Marissa waits a few long seconds and then leans toward me. “That’s a lot of blame to assign yourself, Troy. A good place for us to start on our next visit is by sorting out what is yours to own—especially things we can do something about—and what isn’t. I’d also like to get you scheduled for comprehensive testing for ADHD. It could help us individualize your therapy. Are you willing to do that?”
I nod. We spend the next few minutes getting the ADHD evaluation set up and then scheduling a few more appointments. Marissa offers the option of holding our appointments at the Elladine office she works out of since this one, in River’s Run, is further for me, but I decline. I want to keep this private, and distancing myself from Elladine when I see her is exactly what I want.
As she walks me out, Marissa tells me, “I’m glad you’re getting help, Troy. You should be proud that you took this first step.”
“I had to. I can’t keep driving people away.”
CHAPTER17
SHANNON
“I’m bored, Scrappy. Bored and sick of studying.” Scrappy barely lifts his head and glances at me, probably thinking I’ve finally lost it. The house is so quiet, and even though the kids have only been at Troy’s for a couple of hours, I don’t have it in me to study anymore tonight.
It’s only six p.m., I’ll find something useful to do. Ah, laundry. Yep, I can catch up on laundry. It’s deeply satisfying to spend my Friday night doing the mundane task of getting ahead. That should probably be concerning, but it isn’t.
I grab a clothes basket from the laundry room and head upstairs. After gathering the clothes from the younger three kids’ rooms, I’m shocked when I enter Olivia’s room and, instead of her clothes all over the floor like usual, they’re actually in the hamper. It’s a small win in the life of a mom, but I’ll take it. After getting her clothes, I head to my walk-in closet and empty the hamper. The basket’s overflowing at this point, and I stuff it down as I walk to the other side of the bed to get Troy’s?—
I don’t know how long I stand there staring at the sock-free floor before I drop the basket and slide down the wall until I’m sitting on the hardwood.
“Troy doesn’t live here anymore, Shannon. Get it together. First, you’re talking to the dog. Then you forget your husband hasn’t lived here for over a month. Jesus.”

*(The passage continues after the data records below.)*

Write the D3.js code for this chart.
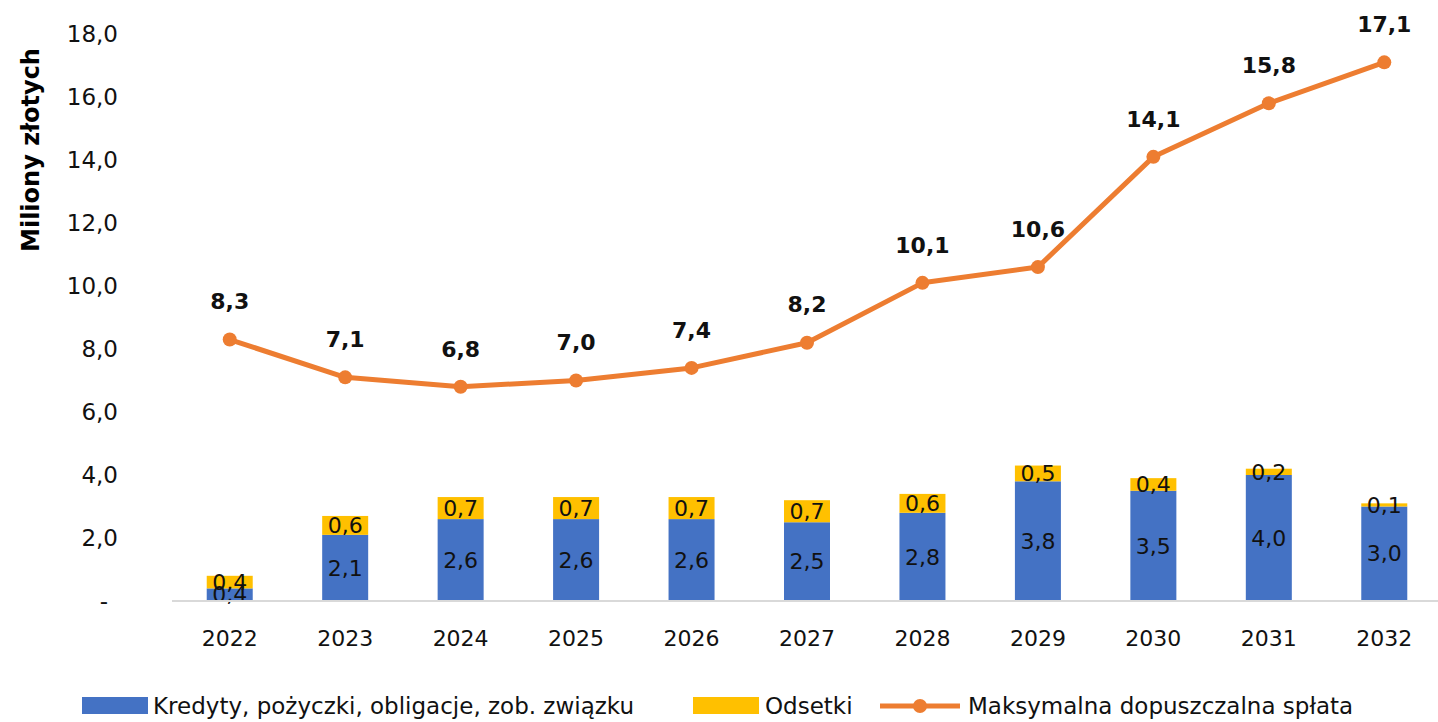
<!DOCTYPE html>
<html>
<head>
<meta charset="utf-8">
<script src="https://cdn.jsdelivr.net/npm/d3@7"></script>
<style>
  body { margin: 0; background: #fff; }
  svg { display: block; font-family: "DejaVu Sans", sans-serif; }
</style>
</head>
<body>
<svg id="chart" width="1438" height="722"></svg>
<script>
const years = ["2022", "2023", "2024", "2025", "2026", "2027", "2028", "2029", "2030", "2031", "2032"];
const kredyty = [0.4, 2.1, 2.6, 2.6, 2.6, 2.5, 2.8, 3.8, 3.5, 4.0, 3.0];
const odsetki = [0.4, 0.6, 0.7, 0.7, 0.7, 0.7, 0.6, 0.5, 0.4, 0.2, 0.1];
const maxSplata = [8.3, 7.1, 6.8, 7.0, 7.4, 8.2, 10.1, 10.6, 14.1, 15.8, 17.1];
const yTicks = [0, 2, 4, 6, 8, 10, 12, 14, 16, 18];
const legendLabels = ["Kredyty, pożyczki, obligacje, zob. związku", "Odsetki", "Maksymalna dopuszczalna spłata"];

const colors = { blue: "#4472C4", yellow: "#FFC000", orange: "#ED7D31" };
const fmt = v => d3.format(".1f")(v).replace(".", ",");

const svg = d3.select("#chart");
const plot = { left: 172, right: 1442, top: 34, bottom: 601 };

const x = d3.scaleBand().domain(years).range([plot.left, plot.right]).paddingInner(0.6).paddingOuter(0.3);
const xc = d => x(d) + x.bandwidth() / 2;
const y = d3.scaleLinear().domain([0, 18]).range([plot.bottom, plot.top]);

// y tick labels
svg.append("g").selectAll("text").data(yTicks).join("text")
  .attr("x", d => d === 0 ? 108 : 118)
  .attr("y", d => y(d))
  .attr("dy", "0.35em")
  .attr("text-anchor", "end")
  .attr("font-size", 23)
  .attr("fill", "#111")
  .text(d => d === 0 ? "-" : fmt(d));

// y title
svg.append("text")
  .attr("transform", "translate(39,150) rotate(-90)")
  .attr("text-anchor", "middle")
  .attr("font-size", 24)
  .attr("font-weight", "bold")
  .attr("fill", "#000")
  .text("Miliony złotych");

// stacked bars
const stack = years.map((yr, i) => ({ yr, k: kredyty[i], o: odsetki[i] }));
const barW = 46;
const bars = svg.append("g");
bars.selectAll(".blue").data(stack).join("rect")
  .attr("x", d => xc(d.yr) - barW / 2)
  .attr("width", barW)
  .attr("y", d => y(d.k))
  .attr("height", d => y(0) - y(d.k))
  .attr("fill", colors.blue);
bars.selectAll(".yellow").data(stack).join("rect")
  .attr("x", d => xc(d.yr) - barW / 2)
  .attr("width", barW)
  .attr("y", d => y(d.k + d.o))
  .attr("height", d => y(d.k) - y(d.k + d.o))
  .attr("fill", colors.yellow);

// baseline
svg.append("line")
  .attr("x1", plot.left).attr("x2", 1438)
  .attr("y1", y(0)).attr("y2", y(0))
  .attr("stroke", "#d9d9d9").attr("stroke-width", 2);

// bar labels
bars.selectAll(".lblk").data(stack).join("text")
  .attr("x", d => xc(d.yr))
  .attr("y", d => (y(0) + y(d.k)) / 2)
  .attr("dy", "0.35em")
  .attr("text-anchor", "middle")
  .attr("font-size", 22)
  .attr("fill", "#111")
  .text(d => fmt(d.k));
bars.selectAll(".lblo").data(stack).join("text")
  .attr("x", d => xc(d.yr))
  .attr("y", d => (y(d.k) + y(d.k + d.o)) / 2)
  .attr("dy", "0.35em")
  .attr("text-anchor", "middle")
  .attr("font-size", 22)
  .attr("fill", "#111")
  .text(d => fmt(d.o));

// x labels
svg.append("g").selectAll("text").data(years).join("text")
  .attr("x", d => xc(d))
  .attr("y", 638)
  .attr("dy", "0.35em")
  .attr("text-anchor", "middle")
  .attr("font-size", 22)
  .attr("fill", "#111")
  .text(d => d);

// line
const lineData = years.map((yr, i) => ({ yr, v: maxSplata[i] }));
const line = d3.line().x(d => xc(d.yr)).y(d => y(d.v));
svg.append("path")
  .datum(lineData)
  .attr("d", line)
  .attr("fill", "none")
  .attr("stroke", colors.orange)
  .attr("stroke-width", 5)
  .attr("stroke-linejoin", "round");
svg.append("g").selectAll("circle").data(lineData).join("circle")
  .attr("cx", d => xc(d.yr))
  .attr("cy", d => y(d.v))
  .attr("r", 7)
  .attr("fill", colors.orange);
svg.append("g").selectAll("text").data(lineData).join("text")
  .attr("x", d => xc(d.yr))
  .attr("y", d => y(d.v) - 38)
  .attr("dy", "0.35em")
  .attr("text-anchor", "middle")
  .attr("font-size", 22)
  .attr("font-weight", "bold")
  .attr("fill", "#111")
  .text(d => fmt(d.v));

// legend
const lg = svg.append("g").attr("font-size", 23).attr("fill", "#111");
lg.append("rect").attr("x", 82).attr("y", 697).attr("width", 66).attr("height", 17).attr("fill", colors.blue);
lg.append("text").attr("x", 153).attr("y", 706).attr("dy", "0.35em").text(legendLabels[0]);
lg.append("rect").attr("x", 693).attr("y", 697).attr("width", 66).attr("height", 17).attr("fill", colors.yellow);
lg.append("text").attr("x", 765).attr("y", 706).attr("dy", "0.35em").text(legendLabels[1]);
lg.append("line").attr("x1", 880).attr("x2", 960).attr("y1", 706).attr("y2", 706)
  .attr("stroke", colors.orange).attr("stroke-width", 5);
lg.append("circle").attr("cx", 920).attr("cy", 706).attr("r", 7).attr("fill", colors.orange);
lg.append("text").attr("x", 968).attr("y", 706).attr("dy", "0.35em").text(legendLabels[2]);
</script>
</body>
</html>
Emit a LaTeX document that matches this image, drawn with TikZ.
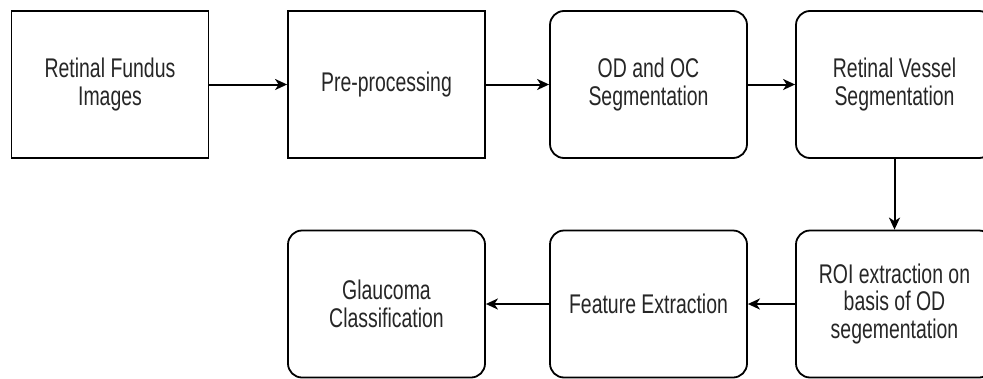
\documentclass[tikz,border=0pt]{standalone}
\usepackage{fontspec}
\setmainfont[FakeStretch=0.72]{Liberation Sans}
\usetikzlibrary{arrows.meta}
\tikzset{
  sqbox/.style={draw=black, line width=1.8pt, minimum width=197pt, minimum height=147pt,
    align=center, inner sep=0pt, font=\fontsize{27}{27.5}\selectfont, text=black!85},
  rdbox/.style={sqbox, rounded corners=14pt},
  flow/.style={draw=black, line width=2pt, -{Stealth[length=12pt,width=11pt,inset=3.5pt]}}
}
\begin{document}
\begin{tikzpicture}[x=1pt,y=-1pt]
\clip (0,0) rectangle (983,378);
\fill[white] (0,0) rectangle (983,378);
\node[sqbox] (rfi) at (110,84.5) {Retinal Fundus\\Images};
\node[sqbox] (pre) at (386.5,84.5) {Pre-processing};
\node[rdbox] (odoc) at (648.5,84.5) {OD and OC\\Segmentation};
\node[rdbox] (rvs) at (894.5,84.5) {Retinal Vessel\\Segmentation};
\node[rdbox] (roi) at (894.5,304) {ROI extraction on\\basis of OD\\segementation};
\node[rdbox] (fe) at (648.5,304) {Feature Extraction};
\node[rdbox] (gc) at (386.5,304) {Glaucoma\\Classification};
\draw[flow] (rfi) -- (pre);
\draw[flow] (pre) -- (odoc);
\draw[flow] (odoc) -- (rvs);
\draw[flow] (rvs) -- (roi);
\draw[flow] (roi) -- (fe);
\draw[flow] (fe) -- (gc);
\end{tikzpicture}
\end{document}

As I sit there, I wonder why the socks on the floor bothered me so much. I’m not even sure I ever told Troy it annoyed me. Instead, I let it frustrate me until every time I saw a stupid sock on the floor, I filed it away in my brain as another way he was slighting me. It seems so stupid now. It was such a trivial thing to be annoyed over. If I had told him, he probably would have tried to stop doing it. He might have needed reminding once in a while, but he’s not a man who does things maliciously. We may have grown apart, but I know that about him.
I heave my tired body off the floor and pick up the laundry basket. It only takes me five minutes to have the first load in the washing machine. Now what? I go to the kitchen, and nothing needs doing there.
Maybe I’ll have a snack and binge-watch something on television. The idea of it doesn’t really light my fire, but I need to find something to do. When I pull open the refrigerator, my gaze is immediately drawn to the bright pink liquid in the plastic medicine bottle.